* Start Source material *

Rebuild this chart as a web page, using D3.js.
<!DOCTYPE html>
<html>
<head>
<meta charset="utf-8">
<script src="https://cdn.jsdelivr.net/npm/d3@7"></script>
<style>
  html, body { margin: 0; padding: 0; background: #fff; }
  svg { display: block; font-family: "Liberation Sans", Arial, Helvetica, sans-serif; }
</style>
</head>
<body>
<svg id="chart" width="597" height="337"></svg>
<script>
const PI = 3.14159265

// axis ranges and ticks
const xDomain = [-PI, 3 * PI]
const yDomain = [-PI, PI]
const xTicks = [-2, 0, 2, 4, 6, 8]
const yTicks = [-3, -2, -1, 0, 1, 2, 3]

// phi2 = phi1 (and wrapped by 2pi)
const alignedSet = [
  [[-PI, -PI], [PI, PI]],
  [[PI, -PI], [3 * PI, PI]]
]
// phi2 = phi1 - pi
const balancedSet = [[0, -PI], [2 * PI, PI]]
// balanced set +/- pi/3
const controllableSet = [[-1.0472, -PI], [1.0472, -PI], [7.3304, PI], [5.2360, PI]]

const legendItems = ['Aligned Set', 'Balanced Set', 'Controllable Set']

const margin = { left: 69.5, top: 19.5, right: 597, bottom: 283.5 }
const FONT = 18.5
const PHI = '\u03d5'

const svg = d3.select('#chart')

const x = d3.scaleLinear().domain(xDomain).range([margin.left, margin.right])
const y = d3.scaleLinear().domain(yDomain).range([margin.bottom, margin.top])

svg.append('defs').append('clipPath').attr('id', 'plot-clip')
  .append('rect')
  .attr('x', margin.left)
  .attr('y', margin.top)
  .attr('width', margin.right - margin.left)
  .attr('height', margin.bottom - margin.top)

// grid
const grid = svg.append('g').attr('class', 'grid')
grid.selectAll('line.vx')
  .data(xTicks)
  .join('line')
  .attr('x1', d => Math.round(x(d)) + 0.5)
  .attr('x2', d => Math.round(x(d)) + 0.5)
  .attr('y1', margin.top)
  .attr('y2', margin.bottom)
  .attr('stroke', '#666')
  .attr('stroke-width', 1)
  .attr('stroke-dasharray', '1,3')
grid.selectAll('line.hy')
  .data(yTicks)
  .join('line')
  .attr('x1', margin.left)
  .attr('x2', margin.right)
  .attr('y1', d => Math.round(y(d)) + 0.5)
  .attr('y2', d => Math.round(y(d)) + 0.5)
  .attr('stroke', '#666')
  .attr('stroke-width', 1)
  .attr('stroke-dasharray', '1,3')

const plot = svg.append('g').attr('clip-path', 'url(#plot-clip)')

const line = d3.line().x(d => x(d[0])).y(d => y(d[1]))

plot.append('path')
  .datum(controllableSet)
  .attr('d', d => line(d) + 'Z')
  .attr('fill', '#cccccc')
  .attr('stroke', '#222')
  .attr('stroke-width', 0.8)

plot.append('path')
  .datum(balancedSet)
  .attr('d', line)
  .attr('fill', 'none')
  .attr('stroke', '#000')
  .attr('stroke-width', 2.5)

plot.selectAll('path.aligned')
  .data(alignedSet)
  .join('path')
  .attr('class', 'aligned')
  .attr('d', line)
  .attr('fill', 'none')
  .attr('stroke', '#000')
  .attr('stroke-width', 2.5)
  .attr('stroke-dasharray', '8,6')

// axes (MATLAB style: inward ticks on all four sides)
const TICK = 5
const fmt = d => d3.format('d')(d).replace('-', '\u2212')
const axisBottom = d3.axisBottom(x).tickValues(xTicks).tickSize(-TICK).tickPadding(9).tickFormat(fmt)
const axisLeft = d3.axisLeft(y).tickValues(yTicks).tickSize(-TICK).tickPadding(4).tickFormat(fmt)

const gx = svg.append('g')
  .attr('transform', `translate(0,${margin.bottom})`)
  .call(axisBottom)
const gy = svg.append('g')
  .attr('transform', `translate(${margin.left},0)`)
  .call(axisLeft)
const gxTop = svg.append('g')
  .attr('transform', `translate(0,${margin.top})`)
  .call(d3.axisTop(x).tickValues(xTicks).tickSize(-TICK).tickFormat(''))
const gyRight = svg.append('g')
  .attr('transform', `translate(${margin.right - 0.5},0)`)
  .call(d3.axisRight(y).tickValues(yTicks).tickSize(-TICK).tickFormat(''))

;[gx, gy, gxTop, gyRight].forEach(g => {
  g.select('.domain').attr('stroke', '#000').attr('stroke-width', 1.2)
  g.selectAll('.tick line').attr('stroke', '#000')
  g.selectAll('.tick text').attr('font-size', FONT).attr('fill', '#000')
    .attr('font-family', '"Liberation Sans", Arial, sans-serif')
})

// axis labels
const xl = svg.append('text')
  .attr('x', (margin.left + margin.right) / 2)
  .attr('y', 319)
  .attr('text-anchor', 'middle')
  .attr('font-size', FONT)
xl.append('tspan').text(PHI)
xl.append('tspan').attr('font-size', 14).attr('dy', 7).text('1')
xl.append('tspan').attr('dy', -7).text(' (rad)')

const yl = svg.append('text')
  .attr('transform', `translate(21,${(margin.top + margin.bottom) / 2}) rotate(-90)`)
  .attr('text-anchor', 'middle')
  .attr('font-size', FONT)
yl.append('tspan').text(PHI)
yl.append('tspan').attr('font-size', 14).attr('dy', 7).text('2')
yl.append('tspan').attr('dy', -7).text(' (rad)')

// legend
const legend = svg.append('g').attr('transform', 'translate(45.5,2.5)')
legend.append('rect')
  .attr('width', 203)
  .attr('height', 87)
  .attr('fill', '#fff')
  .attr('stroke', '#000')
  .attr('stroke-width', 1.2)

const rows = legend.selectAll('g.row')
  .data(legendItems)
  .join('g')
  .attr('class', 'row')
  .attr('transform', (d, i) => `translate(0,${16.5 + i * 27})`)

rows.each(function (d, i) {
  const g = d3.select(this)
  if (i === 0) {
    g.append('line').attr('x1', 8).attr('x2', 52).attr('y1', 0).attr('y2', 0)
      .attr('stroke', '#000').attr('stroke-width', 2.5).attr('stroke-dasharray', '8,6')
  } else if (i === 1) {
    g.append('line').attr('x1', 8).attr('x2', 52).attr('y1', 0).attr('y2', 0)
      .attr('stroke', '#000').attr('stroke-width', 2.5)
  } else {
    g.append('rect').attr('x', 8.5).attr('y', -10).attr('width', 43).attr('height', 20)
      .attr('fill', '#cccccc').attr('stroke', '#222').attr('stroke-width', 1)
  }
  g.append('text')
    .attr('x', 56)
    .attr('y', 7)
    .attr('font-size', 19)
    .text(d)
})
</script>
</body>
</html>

* End Source material *

> _Exercise directions_
Print the whole listing again, exactly.

> _Exercise solution_
Rebuild this chart as a web page, using D3.js.
<!DOCTYPE html>
<html>
<head>
<meta charset="utf-8">
<script src="https://cdn.jsdelivr.net/npm/d3@7"></script>
<style>
  html, body { margin: 0; padding: 0; background: #fff; }
  svg { display: block; font-family: "Liberation Sans", Arial, Helvetica, sans-serif; }
</style>
</head>
<body>
<svg id="chart" width="597" height="337"></svg>
<script>
const PI = 3.14159265

// axis ranges and ticks
const xDomain = [-PI, 3 * PI]
const yDomain = [-PI, PI]
const xTicks = [-2, 0, 2, 4, 6, 8]
const yTicks = [-3, -2, -1, 0, 1, 2, 3]

// phi2 = phi1 (and wrapped by 2pi)
const alignedSet = [
  [[-PI, -PI], [PI, PI]],
  [[PI, -PI], [3 * PI, PI]]
]
// phi2 = phi1 - pi
const balancedSet = [[0, -PI], [2 * PI, PI]]
// balanced set +/- pi/3
const controllableSet = [[-1.0472, -PI], [1.0472, -PI], [7.3304, PI], [5.2360, PI]]

const legendItems = ['Aligned Set', 'Balanced Set', 'Controllable Set']

const margin = { left: 69.5, top: 19.5, right: 597, bottom: 283.5 }
const FONT = 18.5
const PHI = '\u03d5'

const svg = d3.select('#chart')

const x = d3.scaleLinear().domain(xDomain).range([margin.left, margin.right])
const y = d3.scaleLinear().domain(yDomain).range([margin.bottom, margin.top])

svg.append('defs').append('clipPath').attr('id', 'plot-clip')
  .append('rect')
  .attr('x', margin.left)
  .attr('y', margin.top)
  .attr('width', margin.right - margin.left)
  .attr('height', margin.bottom - margin.top)

// grid
const grid = svg.append('g').attr('class', 'grid')
grid.selectAll('line.vx')
  .data(xTicks)
  .join('line')
  .attr('x1', d => Math.round(x(d)) + 0.5)
  .attr('x2', d => Math.round(x(d)) + 0.5)
  .attr('y1', margin.top)
  .attr('y2', margin.bottom)
  .attr('stroke', '#666')
  .attr('stroke-width', 1)
  .attr('stroke-dasharray', '1,3')
grid.selectAll('line.hy')
  .data(yTicks)
  .join('line')
  .attr('x1', margin.left)
  .attr('x2', margin.right)
  .attr('y1', d => Math.round(y(d)) + 0.5)
  .attr('y2', d => Math.round(y(d)) + 0.5)
  .attr('stroke', '#666')
  .attr('stroke-width', 1)
  .attr('stroke-dasharray', '1,3')

const plot = svg.append('g').attr('clip-path', 'url(#plot-clip)')

const line = d3.line().x(d => x(d[0])).y(d => y(d[1]))

plot.append('path')
  .datum(controllableSet)
  .attr('d', d => line(d) + 'Z')
  .attr('fill', '#cccccc')
  .attr('stroke', '#222')
  .attr('stroke-width', 0.8)

plot.append('path')
  .datum(balancedSet)
  .attr('d', line)
  .attr('fill', 'none')
  .attr('stroke', '#000')
  .attr('stroke-width', 2.5)

plot.selectAll('path.aligned')
  .data(alignedSet)
  .join('path')
  .attr('class', 'aligned')
  .attr('d', line)
  .attr('fill', 'none')
  .attr('stroke', '#000')
  .attr('stroke-width', 2.5)
  .attr('stroke-dasharray', '8,6')

// axes (MATLAB style: inward ticks on all four sides)
const TICK = 5
const fmt = d => d3.format('d')(d).replace('-', '\u2212')
const axisBottom = d3.axisBottom(x).tickValues(xTicks).tickSize(-TICK).tickPadding(9).tickFormat(fmt)
const axisLeft = d3.axisLeft(y).tickValues(yTicks).tickSize(-TICK).tickPadding(4).tickFormat(fmt)

const gx = svg.append('g')
  .attr('transform', `translate(0,${margin.bottom})`)
  .call(axisBottom)
const gy = svg.append('g')
  .attr('transform', `translate(${margin.left},0)`)
  .call(axisLeft)
const gxTop = svg.append('g')
  .attr('transform', `translate(0,${margin.top})`)
  .call(d3.axisTop(x).tickValues(xTicks).tickSize(-TICK).tickFormat(''))
const gyRight = svg.append('g')
  .attr('transform', `translate(${margin.right - 0.5},0)`)
  .call(d3.axisRight(y).tickValues(yTicks).tickSize(-TICK).tickFormat(''))

;[gx, gy, gxTop, gyRight].forEach(g => {
  g.select('.domain').attr('stroke', '#000').attr('stroke-width', 1.2)
  g.selectAll('.tick line').attr('stroke', '#000')
  g.selectAll('.tick text').attr('font-size', FONT).attr('fill', '#000')
    .attr('font-family', '"Liberation Sans", Arial, sans-serif')
})

// axis labels
const xl = svg.append('text')
  .attr('x', (margin.left + margin.right) / 2)
  .attr('y', 319)
  .attr('text-anchor', 'middle')
  .attr('font-size', FONT)
xl.append('tspan').text(PHI)
xl.append('tspan').attr('font-size', 14).attr('dy', 7).text('1')
xl.append('tspan').attr('dy', -7).text(' (rad)')

const yl = svg.append('text')
  .attr('transform', `translate(21,${(margin.top + margin.bottom) / 2}) rotate(-90)`)
  .attr('text-anchor', 'middle')
  .attr('font-size', FONT)
yl.append('tspan').text(PHI)
yl.append('tspan').attr('font-size', 14).attr('dy', 7).text('2')
yl.append('tspan').attr('dy', -7).text(' (rad)')

// legend
const legend = svg.append('g').attr('transform', 'translate(45.5,2.5)')
legend.append('rect')
  .attr('width', 203)
  .attr('height', 87)
  .attr('fill', '#fff')
  .attr('stroke', '#000')
  .attr('stroke-width', 1.2)

const rows = legend.selectAll('g.row')
  .data(legendItems)
  .join('g')
  .attr('class', 'row')
  .attr('transform', (d, i) => `translate(0,${16.5 + i * 27})`)

rows.each(function (d, i) {
  const g = d3.select(this)
  if (i === 0) {
    g.append('line').attr('x1', 8).attr('x2', 52).attr('y1', 0).attr('y2', 0)
      .attr('stroke', '#000').attr('stroke-width', 2.5).attr('stroke-dasharray', '8,6')
  } else if (i === 1) {
    g.append('line').attr('x1', 8).attr('x2', 52).attr('y1', 0).attr('y2', 0)
      .attr('stroke', '#000').attr('stroke-width', 2.5)
  } else {
    g.append('rect').attr('x', 8.5).attr('y', -10).attr('width', 43).attr('height', 20)
      .attr('fill', '#cccccc').attr('stroke', '#222').attr('stroke-width', 1)
  }
  g.append('text')
    .attr('x', 56)
    .attr('y', 7)
    .attr('font-size', 19)
    .text(d)
})
</script>
</body>
</html>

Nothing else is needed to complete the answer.